Autocomplete AI in Scala

March 2025 - April 2025

Creation of an autocomplete artificial intelligence capable of predicting the following words from a given text.

Contributors:

Clément Garro, Giovanni Gozzo

Scala

Traitement du langage naturel (NLP)

Machine Learning

SBT

Git

Big Data

Project Overview

The project consisted of developing an autocomplete artificial intelligence in Scala. The AI trained on a textual dataset to analyze contextual relationships between words. When a user entered text, the model dynamically determined the appropriate n-gram based on the length of the input or its context, to adjust its training and improve prediction relevance. The algorithms used statistical and probabilistic models to predict the most coherent word or sequence of words after input. The goal was to ensure smooth and accurate results while optimizing performance and resource consumption.

Key Features

Training a model on custom text datasets
Dynamic n-gram determination based on user input
Probabilistic algorithms for evaluating prediction coherence
Using Scala and SBT for efficient dependency management
Performance optimization for processing large datasets
Simple user interface for testing autocomplete capabilities
Technical documentation and usage examples

Context

This project was completed as a pair collaboration to explore the capabilities of Scala and Machine Learning in natural language processing (NLP).
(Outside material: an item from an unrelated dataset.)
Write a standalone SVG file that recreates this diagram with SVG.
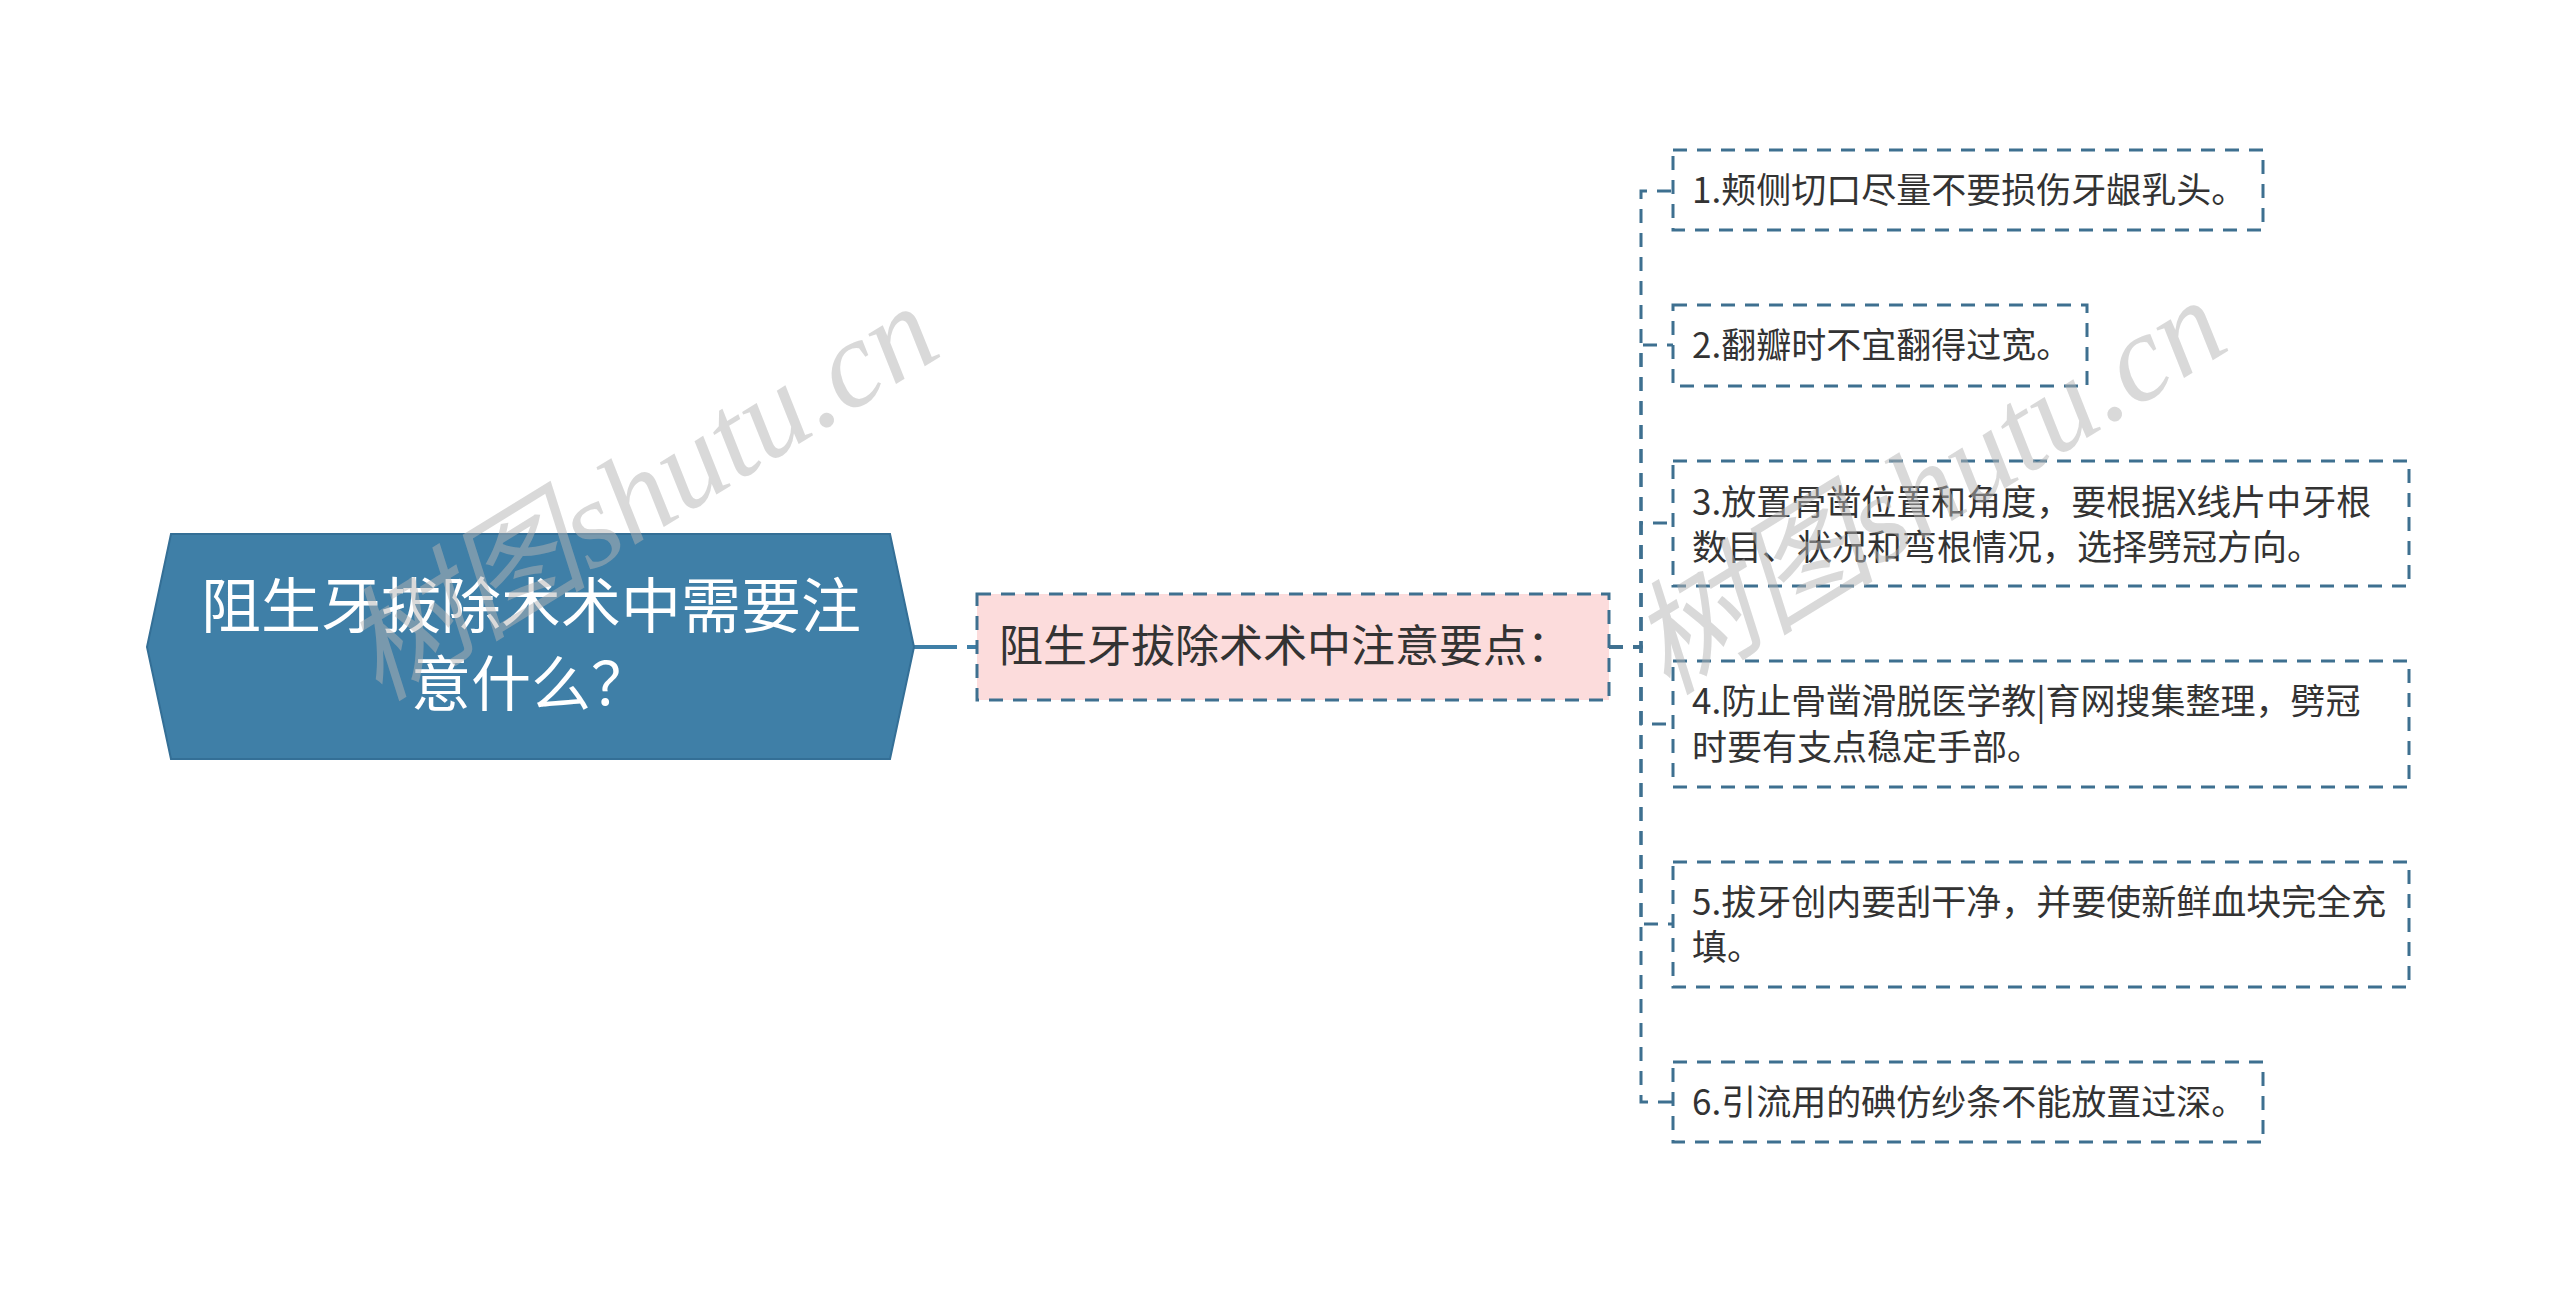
<svg xmlns="http://www.w3.org/2000/svg" width="2560" height="1293" viewBox="0 0 2560 1293">
<style>
.bg{fill:#ffffff}
.root{fill:#3f7fa7;stroke:#346f96;stroke-width:2}
.rt{font-family:"Noto Sans CJK SC","Noto Sans",sans-serif;font-size:60px;fill:#ffffff;text-anchor:middle}
.mid{fill:#fcdcdc;stroke:#3e7090;stroke-width:3;stroke-dasharray:14 10}
.leaf{fill:#ffffff;stroke:#3e7090;stroke-width:3;stroke-dasharray:14 10}
.mt{font-family:"Noto Sans CJK SC","Noto Sans",sans-serif;font-size:44px;fill:#333333}
.lt{font-family:"Noto Sans CJK SC","Noto Sans",sans-serif;font-size:35px;fill:#333333}
.con{fill:none;stroke:#3e7090;stroke-width:3;stroke-dasharray:14 10}
.solid{fill:none;stroke:#3f7fa7;stroke-width:4}
.wm{font-family:"Liberation Serif","Noto Sans CJK SC",serif;font-style:italic;font-size:124px;fill:#b4b4b4;fill-opacity:0.5;text-anchor:middle}
</style>
<rect class="bg" x="0" y="0" width="2560" height="1293"/>
<g id="connectors">
<line class="solid" x1="914" y1="647" x2="957" y2="647"/>
<line class="solid" x1="967" y1="647" x2="977" y2="647"/>
<path class="con" d="M1609 647 H1641 V191 H1673"/>
<path class="con" d="M1609 647 H1641 V345 H1673"/>
<path class="con" d="M1609 647 H1641 V523 H1673"/>
<path class="con" d="M1609 647 H1641 V724 H1673"/>
<path class="con" d="M1609 647 H1641 V924 H1673"/>
<path class="con" d="M1609 647 H1641 V1102 H1673"/>
</g>
<g id="root">
<polygon class="root" points="147,647 171,534 890,534 914,647 890,759 171,759"/>
<text class="rt" x="531" y="628">阻生牙拔除术术中需要注</text>
<text class="rt" x="531" y="706">意什么？</text>
</g>
<g id="main">
<rect class="mid" x="977" y="594" width="632" height="106"/>
<text class="mt" x="999" y="662">阻生牙拔除术术中注意要点：</text>
</g>
<g id="leaf1">
<rect class="leaf" x="1673" y="150" width="590" height="80"/>
<text class="lt" x="1692" y="203">1.颊侧切口尽量不要损伤牙龈乳头。</text>
</g>
<g id="leaf2">
<rect class="leaf" x="1673" y="305" width="414" height="81"/>
<text class="lt" x="1692" y="358">2.翻瓣时不宜翻得过宽。</text>
</g>
<g id="leaf3">
<rect class="leaf" x="1673" y="461" width="736" height="125"/>
<text class="lt" x="1692" y="515">3.放置骨凿位置和角度，要根据X线片中牙根</text>
<text class="lt" x="1692" y="560">数目、状况和弯根情况，选择劈冠方向。</text>
</g>
<g id="leaf4">
<rect class="leaf" x="1673" y="661" width="736" height="126"/>
<text class="lt" x="1692" y="714">4.防止骨凿滑脱医学教|育网搜集整理，劈冠</text>
<text class="lt" x="1692" y="760">时要有支点稳定手部。</text>
</g>
<g id="leaf5">
<rect class="leaf" x="1673" y="862" width="736" height="125"/>
<text class="lt" x="1692" y="915">5.拔牙创内要刮干净，并要使新鲜血块完全充</text>
<text class="lt" x="1692" y="960">填。</text>
</g>
<g id="leaf6">
<rect class="leaf" x="1673" y="1062" width="590" height="80"/>
<text class="lt" x="1692" y="1115">6.引流用的碘仿纱条不能放置过深。</text>
</g>
<g id="watermarks">
<text class="wm" transform="translate(662,528) rotate(-31.6)">树图shutu.cn</text>
<text class="wm" transform="translate(1950,522) rotate(-31.6)">树图shutu.cn</text>
</g>
</svg>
The AI was designed to analyze texts and predict words smoothly, learning from contextual relationships in a given corpus. Dynamic n-gram determination allowed adjusting training for predictions adapted to each user context. This project helped consolidate our skills in machine learning, Scala and data manipulation.

Lessons Learned from this Experience

Mastery of n-grams and probabilistic models for NLP.
Development and debugging of machine learning algorithms in Scala.
Dataset management for efficient learning and prediction.
Performance optimization for fast prediction execution.
Deepening of dynamic processing logic based on user input.
Collaboration and task distribution in a team project.